-- start of STORED DATA --
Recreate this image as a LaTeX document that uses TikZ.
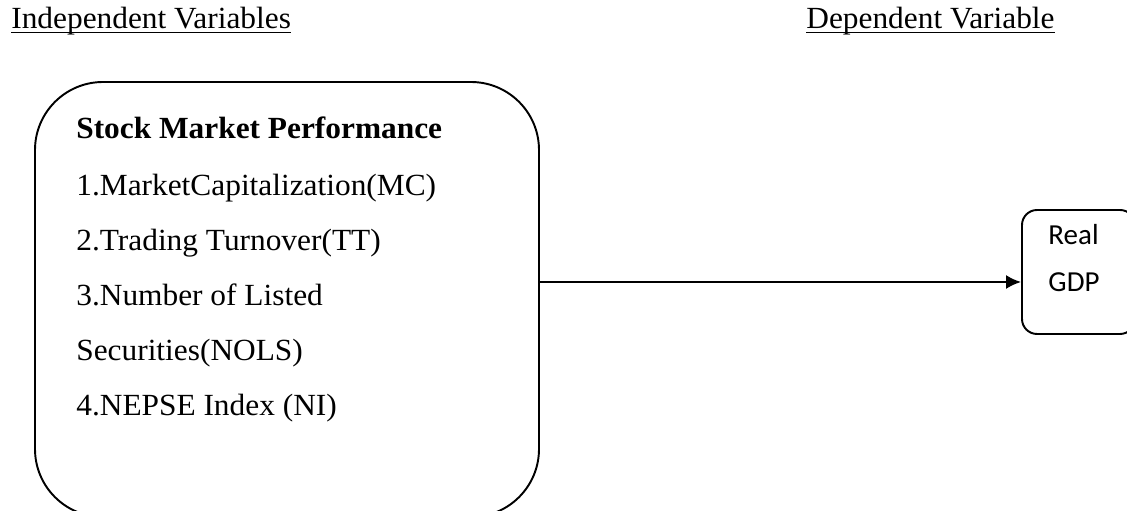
\documentclass[tikz,border=0pt]{standalone}
\usepackage{fontspec}
\setmainfont{Liberation Serif}[FakeStretch=1.02]
\newfontfamily\gdpfont{Carlito}
\usetikzlibrary{arrows.meta, positioning}

\begin{document}
\begin{tikzpicture}[
    roundbox/.style={draw=black, line width=1.1pt, rounded corners=#1},
    itemtext/.style={inner sep=0pt, anchor=base west, font=\fontsize{17.5}{21}\selectfont},
    link/.style={-{Latex[length=0.3cm, width=0.28cm]}, line width=1.1pt}
  ]
    \useasboundingbox (0,0) rectangle (22.54,10.22);

    % headings
    \node[itemtext] (indep) at (0.22,9.64) {Independent Variables};
    \node[itemtext] (dep) at (16.12,9.64) {Dependent Variable};
    \draw[line width=1.1pt] ([yshift=-0.07cm]indep.base west) -- ([yshift=-0.07cm]indep.base east);
    \draw[line width=1.1pt] ([yshift=-0.07cm]dep.base west) -- ([yshift=-0.07cm]dep.base east);

    % independent variables
    \node[roundbox=1.36cm, minimum width=10.08cm, minimum height=8.7cm] (perf) at (5.74,4.23) {};
    \node[itemtext, font=\fontsize{17.5}{21}\selectfont\bfseries] (perftitle) at (1.52,7.44) {Stock Market Performance};
    \foreach \entry [count=\i from 0] in {1.MarketCapitalization(MC), 2.Trading Turnover(TT), 3.Number of Listed, Securities(NOLS), 4.NEPSE Index (NI)}
      \node[itemtext] (item\i) at (1.52,6.3-1.1*\i) {\entry};

    % dependent variable
    \node[roundbox=0.3cm, minimum width=2.26cm, minimum height=2.48cm] (gdp) at (21.57,4.78) {};
    \node[inner sep=0pt, align=left, font=\gdpfont\fontsize{16.5}{26.7}\selectfont] (gdplabel) at (21.48,5.06) {Real\\GDP};

    \coordinate (linky) at (0,4.58);
    \draw[link] (perf.east |- linky) -- (gdp.west |- linky);
\end{tikzpicture}
\end{document}
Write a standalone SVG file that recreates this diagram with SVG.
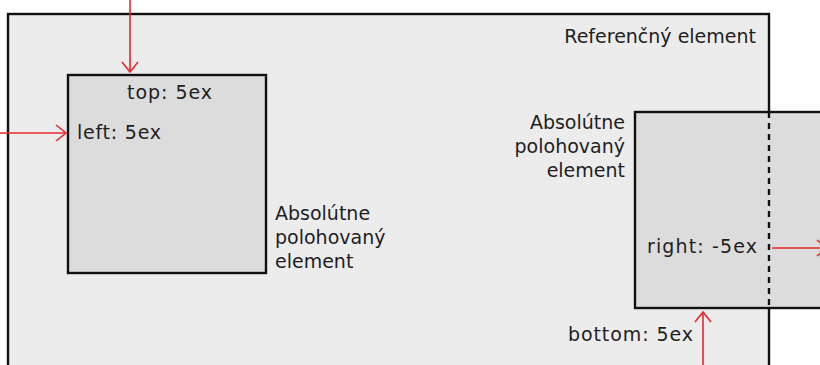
<svg xmlns="http://www.w3.org/2000/svg" width="820" height="365" viewBox="0 0 820 365">
  <style>
    .frame { fill: #ececec; stroke: #111; stroke-width: 2.4; }
    .box { fill: #dcdcdc; stroke: #111; stroke-width: 2.4; }
    .lbl { font-family: "DejaVu Sans", Verdana, sans-serif; font-size: 19px; fill: #1e1e1e; }
    .end { text-anchor: end; }
    .mid { text-anchor: middle; }
    .arrow { stroke: #e8282e; stroke-width: 1.6; fill: none; }
  </style>
  <defs>
    <marker id="head" viewBox="-11 -9 12 18" markerWidth="12" markerHeight="18" refX="0" refY="0" orient="auto" markerUnits="userSpaceOnUse">
      <path d="M -10 -8 L 0 0 L -10 8" fill="none" stroke="#e8282e" stroke-width="1.6"/>
    </marker>
  </defs>

  <rect width="820" height="365" fill="#ffffff"/>

  <!-- containing block -->
  <g id="reference">
    <rect class="frame" x="8" y="14" width="761" height="370"/>
    <text class="lbl end" x="756" y="43">Referenčný element</text>
  </g>

  <!-- box positioned with top/left -->
  <g id="box-left">
    <rect class="box" x="68" y="75" width="198" height="198"/>
    <text class="lbl" x="127" y="99" textLength="85" lengthAdjust="spacing">top: 5ex</text>
    <text class="lbl" x="77" y="139" textLength="84" lengthAdjust="spacing">left: 5ex</text>
    <text class="lbl" x="275" y="220">Absolútne</text>
    <text class="lbl" x="275" y="244">polohovaný</text>
    <text class="lbl" x="275" y="268">element</text>
  </g>

  <!-- box positioned with right/bottom -->
  <g id="box-right">
    <rect class="box" x="635" y="112" width="200" height="196"/>
    <line x1="769" y1="112" x2="769" y2="308" stroke="#111" stroke-width="2.4" stroke-dasharray="6 5"/>
    <text class="lbl end" x="625" y="129">Absolútne</text>
    <text class="lbl end" x="625" y="153">polohovaný</text>
    <text class="lbl end" x="625" y="177">element</text>
    <text class="lbl" x="647" y="253" textLength="110" lengthAdjust="spacing">right: -5ex</text>
    <text class="lbl" x="568" y="341" textLength="125" lengthAdjust="spacing">bottom: 5ex</text>
  </g>

  <!-- offset arrows -->
  <g id="connectors">
    <line class="arrow" x1="130" y1="0" x2="130" y2="72" marker-end="url(#head)"/>
    <line class="arrow" x1="0" y1="133" x2="66" y2="133" marker-end="url(#head)"/>
    <line class="arrow" x1="772" y1="248" x2="827" y2="248" marker-end="url(#head)"/>
    <line class="arrow" x1="703" y1="365" x2="703" y2="312" marker-end="url(#head)"/>
  </g>
</svg>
-- end of STORED DATA --
* _AIM_:
Include the first line of the records, the line containing "-- ([yshift=-0.07cm]dep.base east);", and every line between them, repeated exactly. Skip the pictures.

* _CORRECT RESPONSE_:
Recreate this image as a LaTeX document that uses TikZ.
\documentclass[tikz,border=0pt]{standalone}
\usepackage{fontspec}
\setmainfont{Liberation Serif}[FakeStretch=1.02]
\newfontfamily\gdpfont{Carlito}
\usetikzlibrary{arrows.meta, positioning}

\begin{document}
\begin{tikzpicture}[
    roundbox/.style={draw=black, line width=1.1pt, rounded corners=#1},
    itemtext/.style={inner sep=0pt, anchor=base west, font=\fontsize{17.5}{21}\selectfont},
    link/.style={-{Latex[length=0.3cm, width=0.28cm]}, line width=1.1pt}
  ]
    \useasboundingbox (0,0) rectangle (22.54,10.22);

    % headings
    \node[itemtext] (indep) at (0.22,9.64) {Independent Variables};
    \node[itemtext] (dep) at (16.12,9.64) {Dependent Variable};
    \draw[line width=1.1pt] ([yshift=-0.07cm]indep.base west) -- ([yshift=-0.07cm]indep.base east);
    \draw[line width=1.1pt] ([yshift=-0.07cm]dep.base west) -- ([yshift=-0.07cm]dep.base east);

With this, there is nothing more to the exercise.